I had a bit of a breakthrough when I started writing in Scots. I began to express parts of myself that had been hidden away, and it was the language I needed to get into the puzzles of identity and belonging that drive a lot of poetry. It also meant combining experimentation and vernacular poetry – trying out new techniques but also speaking in a way that more people can hear. My work is around half and half Scots and English now, and I find myself switching between the languages to say different kinds of things.
I wanted to make a living from my writing and performing, and to do that I haven’t particularly focused on publishing until recently. It’s easier to earn from residencies and decent-paying gigs, so I focused on getting good at those, with small publishing projects like pamphlets and postcards coming as a result. I hadn’t really expected to work much with the publishing world, and now that feels like the next adventure – a book is a very different sort of context, and I’m just starting to understand what’s possible with it.
FAF: What does being shortlisted for the Felix Dennis Prize for Best First Collection mean for you?
HG: I’m excited by my work finding and meeting different sorts of readers! It’s a common complaint from poets working in Scots that it’s very hard for our writing to find an audience outside of Scotland, but I think that Scots can be a global language and has things to say to many different sorts of people. I want it to be read in the context of other minority languages, as one movement in this problem of how to keep alive linguistic diversity in the era of globalised English. So I hope it leads to a wider readership and reviewership: I’m pleasantly nervous to find out what people make of it.
I also hope that the shortlisting will be part of throwing open more doors between the publishing and performance worlds of poetry. This is a collection with a lot of very performance-style pieces in it, combined with a lot of very publishing-style pieces: I want to prove to both worlds that they’re closer than they think, and that learning the skills of one can improve your work in the other.
And the thing about being an artist is, you’re always questioning whether what you’re doing is worthwhile, whether you’re actually communicating to anyone, whether what you do is worth anyone’s time. It’s hard to push ahead on self-belief alone. So when this group of people – whether they’re an audience in a pub or a panel of judges – says to you “This is good: keep going,” that means everything.
FAF: Please tell us about the creation of your shortlisted collection, from first words to final book. Which poems in the collection are most important to you?

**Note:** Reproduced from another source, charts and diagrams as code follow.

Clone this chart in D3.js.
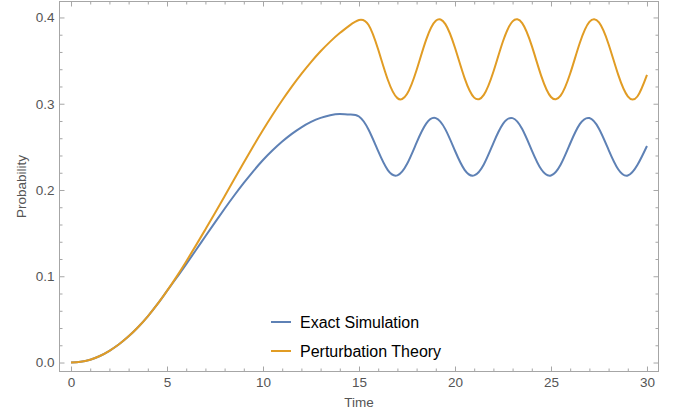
<!DOCTYPE html>
<html>
<head>
<meta charset="utf-8">
<script src="https://cdn.jsdelivr.net/npm/d3@7"></script>
<style>
    body { margin: 0; background: #fff; }
    #chart { width: 675px; height: 417px; }
    text { font-family: "Liberation Sans", Arial, sans-serif; }
</style>
</head>
<body>
<div id="chart"></div>
<script>
// Sample times, every 0.5
var times = [0, 0.5, 1, 1.5, 2, 2.5, 3, 3.5, 4, 4.5, 5, 5.5, 6, 6.5, 7, 7.5, 8, 8.5, 9, 9.5,
    10, 10.5, 11, 11.5, 12, 12.5, 13, 13.5, 14, 14.5, 15, 15.5, 16, 16.5, 17, 17.5, 18, 18.5, 19, 19.5,
    20, 20.5, 21, 21.5, 22, 22.5, 23, 23.5, 24, 24.5, 25, 25.5, 26, 26.5, 27, 27.5, 28, 28.5, 29, 29.5, 30];

var exactSim = [0, 0.0008, 0.0033, 0.0076, 0.0136, 0.0212, 0.0304, 0.0412, 0.0536, 0.0676,
    0.0830, 0.0983, 0.1141, 0.1302, 0.1464, 0.1625, 0.1783, 0.1936, 0.2082, 0.2220,
    0.2348, 0.2461, 0.2562, 0.2651, 0.2727, 0.2789, 0.2836, 0.2867, 0.2880, 0.2874,
    0.2852, 0.2699, 0.2450, 0.2231, 0.2170, 0.2301, 0.2549, 0.2769, 0.2833, 0.2703,
    0.2455, 0.2234, 0.2169, 0.2296, 0.2544, 0.2766, 0.2833, 0.2707, 0.2460, 0.2237,
    0.2168, 0.2292, 0.2539, 0.2763, 0.2834, 0.2711, 0.2466, 0.2241, 0.2168, 0.2289, 0.2510];

var perturbation = [0, 0.0008, 0.0033, 0.0076, 0.0136, 0.0212, 0.0304, 0.0412, 0.0536, 0.0676,
    0.0830, 0.0996, 0.1172, 0.1355, 0.1543, 0.1733, 0.1928, 0.2124, 0.2319, 0.2510,
    0.2695, 0.2872, 0.3040, 0.3198, 0.3346, 0.3483, 0.3608, 0.3720, 0.3819, 0.3905,
    0.3970, 0.3913, 0.3628, 0.3278, 0.3065, 0.3112, 0.3391, 0.3743, 0.3961, 0.3923,
    0.3649, 0.3297, 0.3071, 0.3102, 0.3370, 0.3724, 0.3955, 0.3934, 0.3670, 0.3317,
    0.3078, 0.3093, 0.3350, 0.3704, 0.3948, 0.3942, 0.3690, 0.3337, 0.3086, 0.3084, 0.3335];

var seriesNames = ["Exact Simulation", "Perturbation Theory"];
var seriesColors = ["#5e81b5", "#e19c24"];

var xMajor = [0, 5, 10, 15, 20, 25, 30];
var xMinor = d3.range(0, 31, 1).filter(function(d) { return d % 5 !== 0; });
var yMajor = [0, 0.1, 0.2, 0.3, 0.4];
var yMinor = [0.02, 0.04, 0.06, 0.08, 0.12, 0.14, 0.16, 0.18, 0.22, 0.24, 0.26, 0.28, 0.32, 0.34, 0.36, 0.38];

LinePlot = function(_parentElement) {
    this.parentElement = _parentElement;
    this.initVis();
};

LinePlot.prototype.initVis = function() {
    var vis = this;

    vis.width = 675;
    vis.height = 417;
    vis.frame = {left: 59.5, right: 658.5, top: 1.5, bottom: 371.5};

    vis.svg = d3.select(vis.parentElement).append("svg")
        .attr("width", vis.width)
        .attr("height", vis.height);

    // Scales (plot range padded like the original)
    vis.x = d3.scaleLinear()
        .domain([-0.6, 30.6])
        .range([vis.frame.left, vis.frame.right]);

    vis.y = d3.scaleLinear()
        .domain([-0.0104, 0.4185])
        .range([vis.frame.bottom, vis.frame.top]);

    vis.drawAxes();
    vis.drawLines();
    vis.drawLegend();
};

LinePlot.prototype.drawAxes = function() {
    var vis = this;
    var tickColor = "#a6a6a6";

    function styleAxis(g) {
        g.select(".domain").remove();
        g.selectAll("line").attr("stroke", tickColor);
        g.selectAll("text")
            .attr("fill", "#555")
            .style("font-size", "13.5px");
    }

    // bottom, with labels
    vis.svg.append("g")
        .attr("transform", "translate(0," + vis.frame.bottom + ")")
        .call(d3.axisBottom(vis.x).tickValues(xMajor).tickSizeInner(-5).tickSizeOuter(0).tickPadding(6))
        .call(styleAxis);
    vis.svg.append("g")
        .attr("transform", "translate(0," + vis.frame.bottom + ")")
        .call(d3.axisBottom(vis.x).tickValues(xMinor).tickSizeInner(-3).tickSizeOuter(0).tickFormat(""))
        .call(styleAxis);

    // top, no labels
    vis.svg.append("g")
        .attr("transform", "translate(0," + vis.frame.top + ")")
        .call(d3.axisTop(vis.x).tickValues(xMajor).tickSizeInner(-5).tickSizeOuter(0).tickFormat(""))
        .call(styleAxis);
    vis.svg.append("g")
        .attr("transform", "translate(0," + vis.frame.top + ")")
        .call(d3.axisTop(vis.x).tickValues(xMinor).tickSizeInner(-3).tickSizeOuter(0).tickFormat(""))
        .call(styleAxis);

    // left, with labels
    vis.svg.append("g")
        .attr("transform", "translate(" + vis.frame.left + ",0)")
        .call(d3.axisLeft(vis.y).tickValues(yMajor).tickSizeInner(-5).tickSizeOuter(0).tickPadding(5)
            .tickFormat(d3.format(".1f")))
        .call(styleAxis);
    vis.svg.append("g")
        .attr("transform", "translate(" + vis.frame.left + ",0)")
        .call(d3.axisLeft(vis.y).tickValues(yMinor).tickSizeInner(-3).tickSizeOuter(0).tickFormat(""))
        .call(styleAxis);

    // right, no labels
    vis.svg.append("g")
        .attr("transform", "translate(" + vis.frame.right + ",0)")
        .call(d3.axisRight(vis.y).tickValues(yMajor).tickSizeInner(-5).tickSizeOuter(0).tickFormat(""))
        .call(styleAxis);
    vis.svg.append("g")
        .attr("transform", "translate(" + vis.frame.right + ",0)")
        .call(d3.axisRight(vis.y).tickValues(yMinor).tickSizeInner(-3).tickSizeOuter(0).tickFormat(""))
        .call(styleAxis);

    // Frame
    vis.svg.append("rect")
        .attr("x", vis.frame.left)
        .attr("y", vis.frame.top)
        .attr("width", vis.frame.right - vis.frame.left)
        .attr("height", vis.frame.bottom - vis.frame.top)
        .attr("fill", "none")
        .attr("stroke", tickColor)
        .attr("stroke-width", 1);

    // Axis titles
    vis.svg.append("text")
        .attr("x", (vis.frame.left + vis.frame.right) / 2)
        .attr("y", 407)
        .attr("text-anchor", "middle")
        .attr("fill", "#555")
        .style("font-size", "13.5px")
        .text("Time");

    vis.svg.append("text")
        .attr("transform", "translate(26," + (vis.frame.top + vis.frame.bottom) / 2 + ") rotate(-90)")
        .attr("text-anchor", "middle")
        .attr("fill", "#555")
        .style("font-size", "13.5px")
        .text("Probability");
};

LinePlot.prototype.drawLines = function() {
    var vis = this;

    vis.line = d3.line()
        .x(function(d) { return vis.x(d.t); })
        .y(function(d) { return vis.y(d.v); })
        .curve(d3.curveNatural);

    var series = [exactSim, perturbation].map(function(vals, i) {
        return {
            name: seriesNames[i],
            color: seriesColors[i],
            values: times.map(function(t, j) { return {t: t, v: vals[j]}; })
        };
    });

    vis.svg.selectAll(".series").data(series)
        .enter().append("path")
        .attr("class", "series")
        .attr("d", function(d) { return vis.line(d.values); })
        .attr("fill", "none")
        .attr("stroke", function(d) { return d.color; })
        .attr("stroke-width", 2);
};

LinePlot.prototype.drawLegend = function() {
    var vis = this;

    var legend = vis.svg.selectAll(".legend").data(seriesNames)
        .enter().append("g")
        .attr("class", "legend")
        .attr("transform", function(d, i) { return "translate(271," + (322 + i * 29) + ")"; });

    legend.append("line")
        .attr("x1", 0)
        .attr("x2", 20)
        .attr("stroke", function(d, i) { return seriesColors[i]; })
        .attr("stroke-width", 2);

    legend.append("text")
        .attr("x", 29)
        .attr("dy", "0.35em")
        .attr("fill", "#000")
        .style("font-size", "16px")
        .text(function(d) { return d; });
};

new LinePlot("#chart");
</script>
</body>
</html>
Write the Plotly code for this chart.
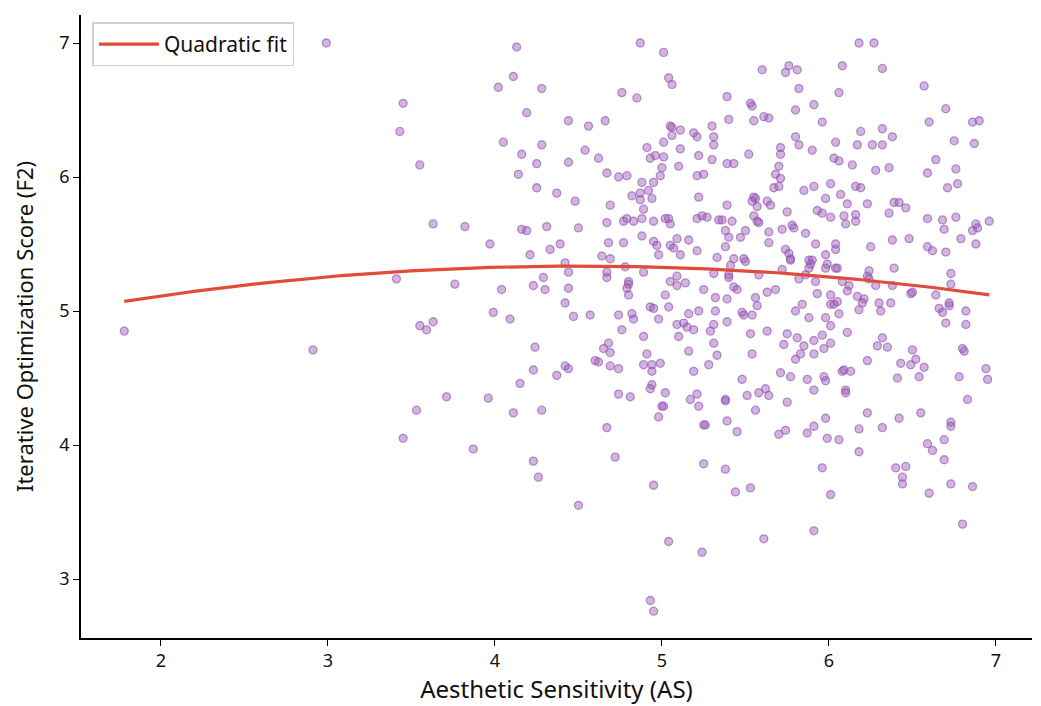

HG: I saw the call for entries for the Edwin Morgan Poetry Award and thought “I suppose it’s worth a shot”. So I printed out all the poems I’d ever written that I thought were worth reading, spread them around my living room floor, and tried to build a coherent story out of them. I got close enough to a good book for that to be shortlisted, which led to a publishing contract, and then to some excellent sessions with my editor Henry Bell trying to make it the best it could be.
Or another way of telling the story is: I spent a few years putting out pamphlets and doing residencies and putting poem sequences online and asking people what they thought, building up my understanding of what you can do with words on the page, until I felt I was ready to stretch that out into a book. I’m still not sure I’m ready! I really like small-scale publishing and using clever design to present a half-hour’s worth of excellent poetry – a book is a whole different thing.
In the way of a lot of first collections, Tonguit is me writing my way to self-understanding. I had a lot of questions about my identity, my home, my language, my struggle with belonging, and by the end of the book I felt like I had enough answers to do something new. The Tao Te Ching sequence at the end, aald rede fir biggin a kintra, is special to me in that regard because I wrote it when I was much more at peace, when I had found some firm ground to stand on. The poem ‘Your Strengths’ is my favourite to perform, because I can get really angry and venomous while doing it, and it’s an exorcism of all the horrible government and management language that rules our lives. Also, there are three poems about Buffy the Vampire Slayer in the collection, which I think is the minimum required for any good collection, so I’m please to have met that bar.
FAF: Which poets do you admire most and what do you value in their work?
HG: Edwin Morgan is a guiding light for me: I love that he successfully combined the populist and experimental, that he found ways of speaking clearly to large audiences while also restlessly exploring new ways of writing. In contemporary Scottish poetry, I’m most delighted by Jen Hadfield and Kei Miller, who centre aural pleasure and play in their writing, and who are finding powerful ways of working with elements of minority languages in an accessible poetic context. I’m always in awe of the work of performance poets like Andrea Gibson and Mahogany L Browne – when you watch them perform, see them achieve such heights of thought and experience with their words and their breath, it really changes what you think is possible with an audience. And at the moment I’m doing a lot of work in the field of electronic literature – hypertext fiction, twitterbots, procedural generation – because I think it’s the most significant literary frontier at the moment, and the place where the populist and experimental are meeting again. Some of my big inspirations there are Porpentine Charity Heartscape, Katie Rose Pipkin, Allison Parrish, Emily Short. Their work is rarely if ever seen in a mainstream poetry context, but I think poets need more electronic lit and electronic lit needs more poets.
FAF: What is next for you as a poet?
HG: I landed an AHRC studentship to study for a PhD in Creative Writing, so I’ll be starting that at Stirling in October. My supervisors are the scholar of Scottish literature Scott Hames and the poet Kathleen Jamie, which is a bit of a dream. I’ll be working on ideas around minority languages, particularly Orcadian and Scots, and writing a verse novel. Three years supported to think and write! I haven’t got my head round what that’ll be yet. I never studied Creative Writing after secondary school, so I’m looking forward to a bit more formal grounding and academic support for my work, but most of all I’m looking forward to the chance to slow down and work on just one big thing for a long period of time. I’ve spent years doing the freelance arts hustle and making a lot of work very quickly, but this will be about getting lost and despairing and seeing what happens out the other side.
FAF: What advice would you give to anyone starting out in poetry today?
HG: Read lots of books, go to lots of shows, and find some friends to share words and ideas with. And don’t stop playing.